Climate Publications

Barker, H., and A. Marshak, 2001: Inferring optical depth of broken clouds above green vegetation using surface solar radiometric measurements. J. Atmos. Sci., 58, 2989-3006.

Abstract
A method for inferring cloud optical depth tau is introduced and assessed using simulated surface radiometric measurements produced by a Monte Carlo algorithm acting on fields of broken, single-layer, boundary layer clouds derived from Landsat imagery. The method utilizes a 1D radiative transfer model and time series of zenith radiances and irradiances measured at two wavelengths, lambda1 and lambda2 , from a single site with surface albedos, alpha_lambda1 < alpha_lambda2. Assuming that clouds transport radiation in accordance with 1D theory and have spectrally invariant optical properties, inferred optical depths tau' are obtained through cloud-base reflectances that are approximated by differencing spectral radiances and estimating upwelling fluxes at cloud base.

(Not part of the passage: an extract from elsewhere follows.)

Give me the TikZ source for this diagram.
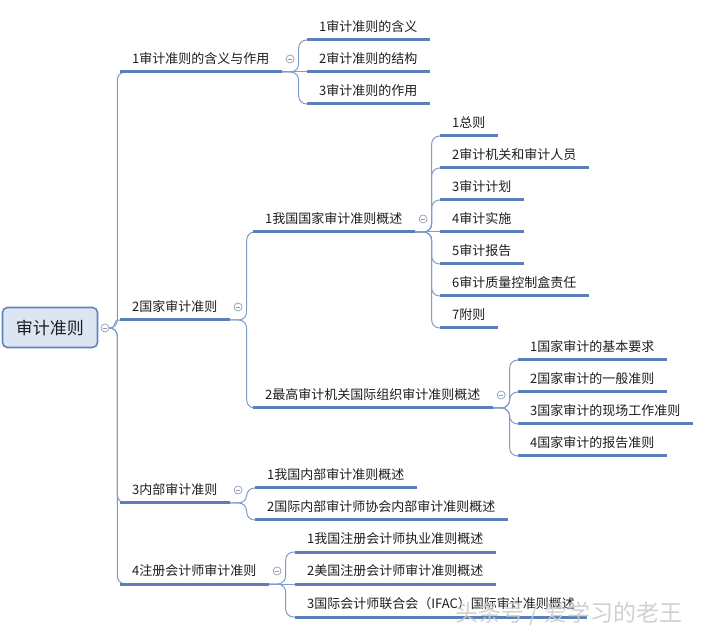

When initialized with suitable values of alpha_lambda1, alpha_lambda2, and cloud-base altitude h, this method performs well at all solar zenith angles. Relative mean bias errors for tau' are typically less than 5% for these cases. Relative variances for tau' for given values of inherent tau are almost independent of inherent tau and are < 50%. Errors due to neglect of net horizontal transport in clouds yield slight, but systematic, overestimates for tau < 5 and underestimates for larger tau. Frequency distributions and power spectra for retrieved and inherent tau are often in excellent agreement. Estimates of tau depend weakly on errors in h, especially when h is overestimated. Also, they are almost insensitive to errors in surface albedo when alpha_lambda1 is underestimated and alpha_lambda2 overestimated. Reversing the sign of these errors leads to overestimation of tau, particularly large tau. In contrast, the conventional method of using only surface irradiance yields almost entirely invalid results when clouds are broken.